In the entries that follow, count each line containing "this" and state the total, nothing more.

***** Record excerpts

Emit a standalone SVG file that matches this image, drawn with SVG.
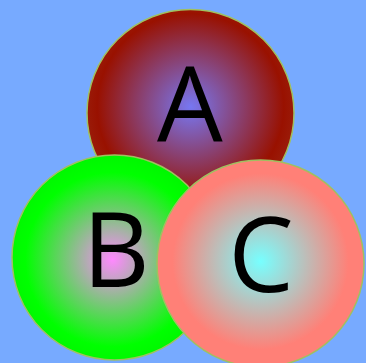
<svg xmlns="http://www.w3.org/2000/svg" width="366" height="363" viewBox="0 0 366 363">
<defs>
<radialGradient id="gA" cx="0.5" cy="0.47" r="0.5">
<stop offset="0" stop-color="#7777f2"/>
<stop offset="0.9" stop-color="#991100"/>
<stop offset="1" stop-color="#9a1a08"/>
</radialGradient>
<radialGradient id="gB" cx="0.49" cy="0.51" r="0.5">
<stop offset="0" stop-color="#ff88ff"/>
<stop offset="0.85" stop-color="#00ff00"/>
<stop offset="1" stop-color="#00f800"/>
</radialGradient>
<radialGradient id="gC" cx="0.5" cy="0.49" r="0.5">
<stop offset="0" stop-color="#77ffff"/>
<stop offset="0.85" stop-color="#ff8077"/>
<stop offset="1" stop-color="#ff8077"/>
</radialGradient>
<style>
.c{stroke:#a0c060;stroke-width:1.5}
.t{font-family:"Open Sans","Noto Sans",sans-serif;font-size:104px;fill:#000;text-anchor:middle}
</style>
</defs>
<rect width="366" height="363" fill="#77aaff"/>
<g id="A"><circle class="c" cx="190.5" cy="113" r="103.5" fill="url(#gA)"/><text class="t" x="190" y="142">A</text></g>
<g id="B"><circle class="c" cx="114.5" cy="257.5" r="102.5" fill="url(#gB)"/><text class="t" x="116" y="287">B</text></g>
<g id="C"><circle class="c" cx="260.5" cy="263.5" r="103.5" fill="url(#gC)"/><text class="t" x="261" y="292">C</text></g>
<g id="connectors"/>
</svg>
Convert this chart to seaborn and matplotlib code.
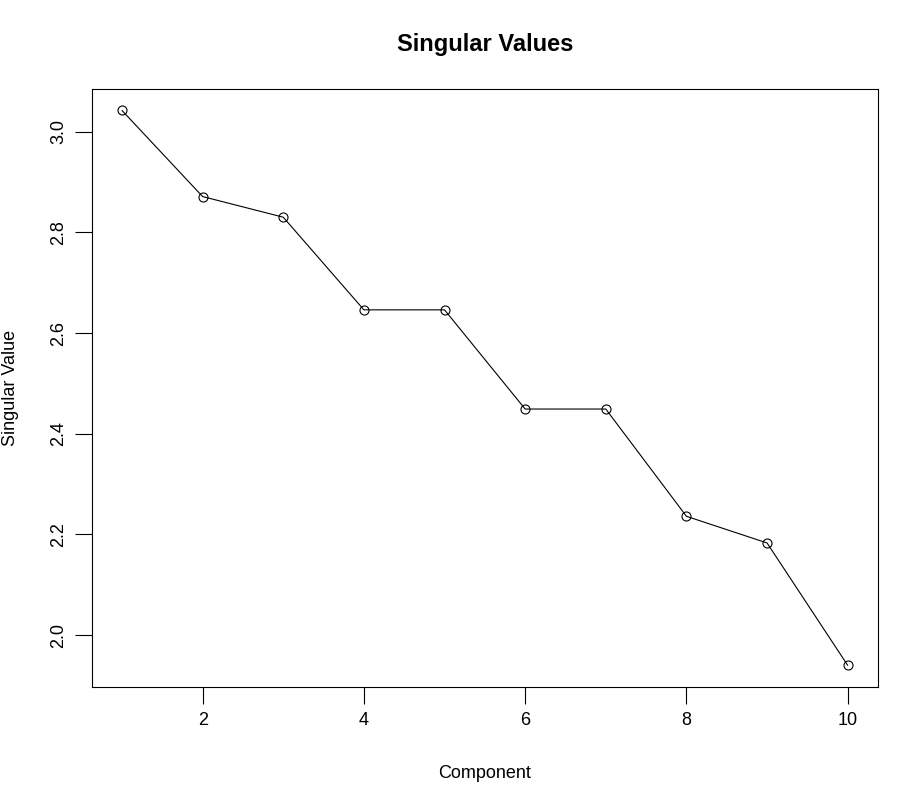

**********

* Reply *
2